THE TASK → Every line from the start of the entries up to and including the one bearing "(0,0) rectangle (27.125,-16.25);" must be printed verbatim, without the pictures.

DATA ENTRIES →
>>>
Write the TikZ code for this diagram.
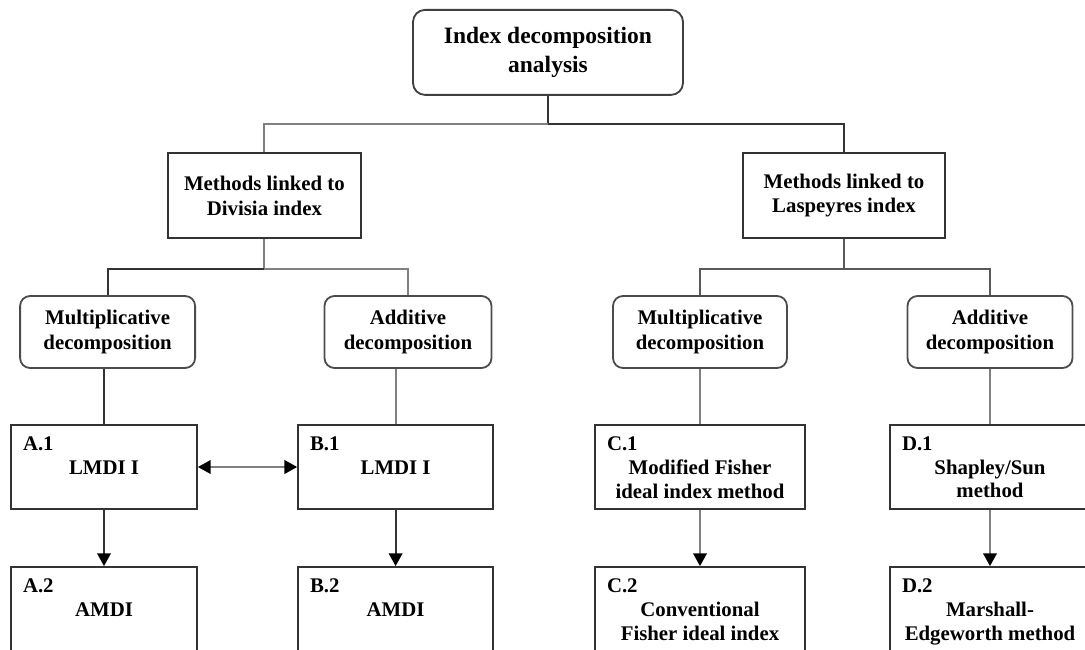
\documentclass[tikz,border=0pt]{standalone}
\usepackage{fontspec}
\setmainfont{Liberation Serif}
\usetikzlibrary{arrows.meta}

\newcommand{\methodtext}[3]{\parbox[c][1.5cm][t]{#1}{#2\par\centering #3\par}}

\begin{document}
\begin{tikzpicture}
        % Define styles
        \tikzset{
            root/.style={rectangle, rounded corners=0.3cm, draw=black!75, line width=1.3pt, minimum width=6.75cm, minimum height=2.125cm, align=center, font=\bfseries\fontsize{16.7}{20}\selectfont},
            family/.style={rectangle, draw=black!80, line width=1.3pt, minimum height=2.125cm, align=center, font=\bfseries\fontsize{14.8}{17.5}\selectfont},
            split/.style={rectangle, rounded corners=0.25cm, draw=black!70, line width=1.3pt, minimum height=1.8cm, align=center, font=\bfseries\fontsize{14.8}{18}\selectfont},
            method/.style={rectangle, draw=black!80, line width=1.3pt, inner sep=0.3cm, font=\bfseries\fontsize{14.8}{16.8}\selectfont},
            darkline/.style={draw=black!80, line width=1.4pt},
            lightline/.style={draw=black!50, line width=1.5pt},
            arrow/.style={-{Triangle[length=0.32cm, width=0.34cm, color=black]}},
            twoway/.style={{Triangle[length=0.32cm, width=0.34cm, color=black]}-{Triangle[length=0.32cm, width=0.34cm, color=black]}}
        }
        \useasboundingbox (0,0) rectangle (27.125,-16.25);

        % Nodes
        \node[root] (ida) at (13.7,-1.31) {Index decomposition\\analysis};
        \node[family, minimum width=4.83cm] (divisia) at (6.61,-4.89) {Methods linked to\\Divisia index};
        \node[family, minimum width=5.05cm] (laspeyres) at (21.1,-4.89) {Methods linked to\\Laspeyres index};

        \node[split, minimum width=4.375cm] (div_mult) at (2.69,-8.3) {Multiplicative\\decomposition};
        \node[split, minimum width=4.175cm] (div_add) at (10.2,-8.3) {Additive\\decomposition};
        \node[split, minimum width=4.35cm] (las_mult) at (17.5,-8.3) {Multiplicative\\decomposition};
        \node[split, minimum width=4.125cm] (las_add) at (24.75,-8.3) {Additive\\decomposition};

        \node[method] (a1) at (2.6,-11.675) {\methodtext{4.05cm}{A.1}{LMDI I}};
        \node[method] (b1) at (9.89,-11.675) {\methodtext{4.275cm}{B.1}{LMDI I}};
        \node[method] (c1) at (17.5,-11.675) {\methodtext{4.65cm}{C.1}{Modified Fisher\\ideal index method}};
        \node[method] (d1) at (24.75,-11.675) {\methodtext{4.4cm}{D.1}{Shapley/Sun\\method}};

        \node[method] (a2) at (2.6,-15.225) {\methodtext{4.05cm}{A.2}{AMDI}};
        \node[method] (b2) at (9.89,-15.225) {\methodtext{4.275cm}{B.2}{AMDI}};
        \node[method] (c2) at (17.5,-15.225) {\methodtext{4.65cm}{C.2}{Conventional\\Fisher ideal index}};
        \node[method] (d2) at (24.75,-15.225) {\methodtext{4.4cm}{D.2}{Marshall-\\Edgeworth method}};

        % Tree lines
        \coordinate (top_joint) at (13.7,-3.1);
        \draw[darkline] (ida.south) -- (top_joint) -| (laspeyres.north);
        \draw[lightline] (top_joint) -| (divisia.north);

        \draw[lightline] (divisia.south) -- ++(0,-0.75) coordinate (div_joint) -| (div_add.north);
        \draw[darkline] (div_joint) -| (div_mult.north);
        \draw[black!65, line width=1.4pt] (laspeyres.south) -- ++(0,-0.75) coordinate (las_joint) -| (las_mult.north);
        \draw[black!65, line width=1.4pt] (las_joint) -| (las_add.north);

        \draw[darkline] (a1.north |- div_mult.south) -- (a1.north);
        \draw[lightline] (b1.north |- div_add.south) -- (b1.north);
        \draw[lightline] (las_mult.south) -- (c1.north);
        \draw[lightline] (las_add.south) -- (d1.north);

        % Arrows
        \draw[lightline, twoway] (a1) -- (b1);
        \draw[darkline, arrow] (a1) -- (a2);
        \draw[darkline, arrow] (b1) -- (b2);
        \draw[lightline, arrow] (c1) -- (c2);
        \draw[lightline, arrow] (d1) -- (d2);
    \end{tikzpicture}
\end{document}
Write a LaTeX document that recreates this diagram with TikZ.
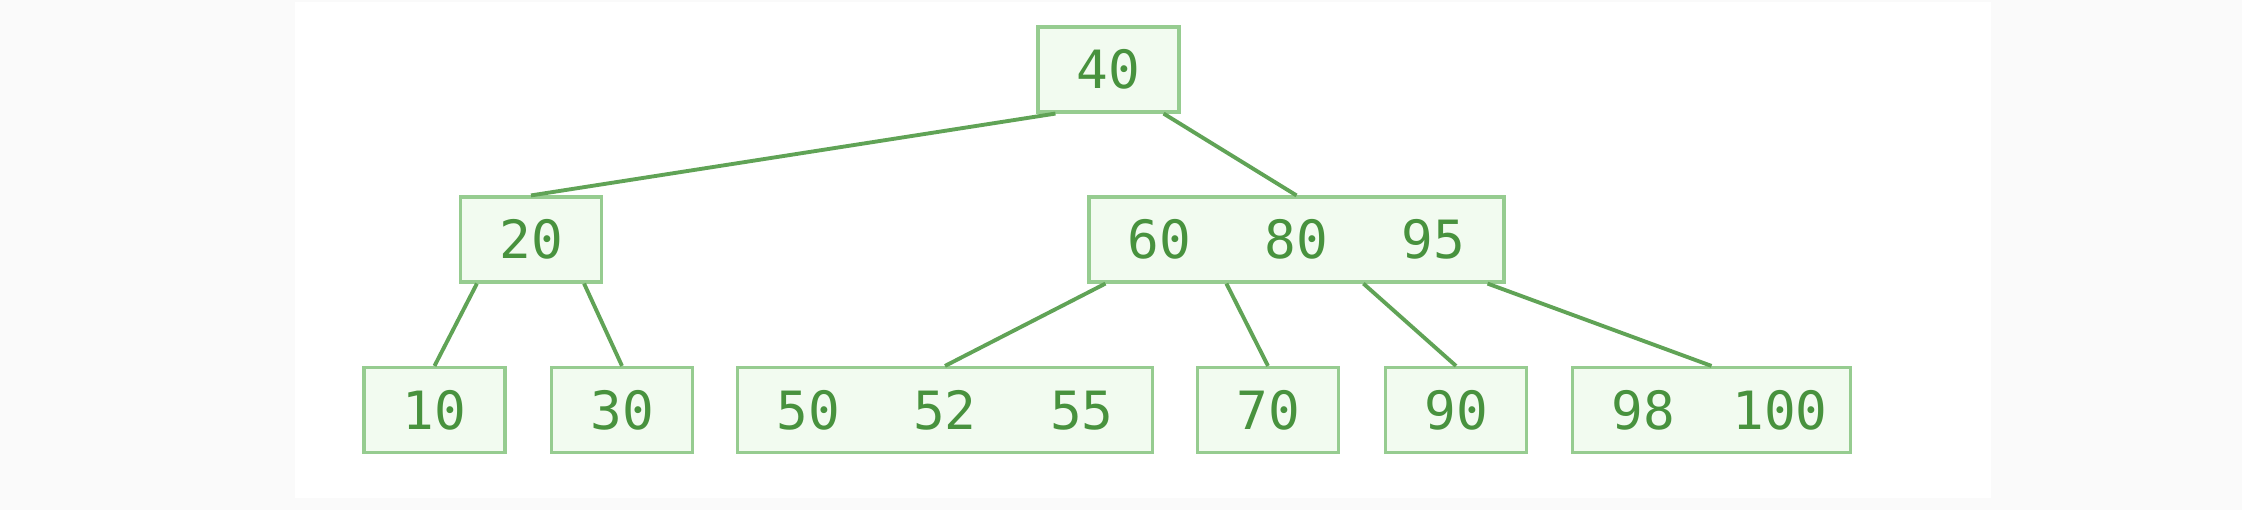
<<<
ANSWER IN FULL →
Write the TikZ code for this diagram.
\documentclass[tikz,border=0pt]{standalone}
\usepackage{fontspec}
\setmainfont{Liberation Serif}
\usetikzlibrary{arrows.meta}

\newcommand{\methodtext}[3]{\parbox[c][1.5cm][t]{#1}{#2\par\centering #3\par}}

\begin{document}
\begin{tikzpicture}
        % Define styles
        \tikzset{
            root/.style={rectangle, rounded corners=0.3cm, draw=black!75, line width=1.3pt, minimum width=6.75cm, minimum height=2.125cm, align=center, font=\bfseries\fontsize{16.7}{20}\selectfont},
            family/.style={rectangle, draw=black!80, line width=1.3pt, minimum height=2.125cm, align=center, font=\bfseries\fontsize{14.8}{17.5}\selectfont},
            split/.style={rectangle, rounded corners=0.25cm, draw=black!70, line width=1.3pt, minimum height=1.8cm, align=center, font=\bfseries\fontsize{14.8}{18}\selectfont},
            method/.style={rectangle, draw=black!80, line width=1.3pt, inner sep=0.3cm, font=\bfseries\fontsize{14.8}{16.8}\selectfont},
            darkline/.style={draw=black!80, line width=1.4pt},
            lightline/.style={draw=black!50, line width=1.5pt},
            arrow/.style={-{Triangle[length=0.32cm, width=0.34cm, color=black]}},
            twoway/.style={{Triangle[length=0.32cm, width=0.34cm, color=black]}-{Triangle[length=0.32cm, width=0.34cm, color=black]}}
        }
        \useasboundingbox (0,0) rectangle (27.125,-16.25);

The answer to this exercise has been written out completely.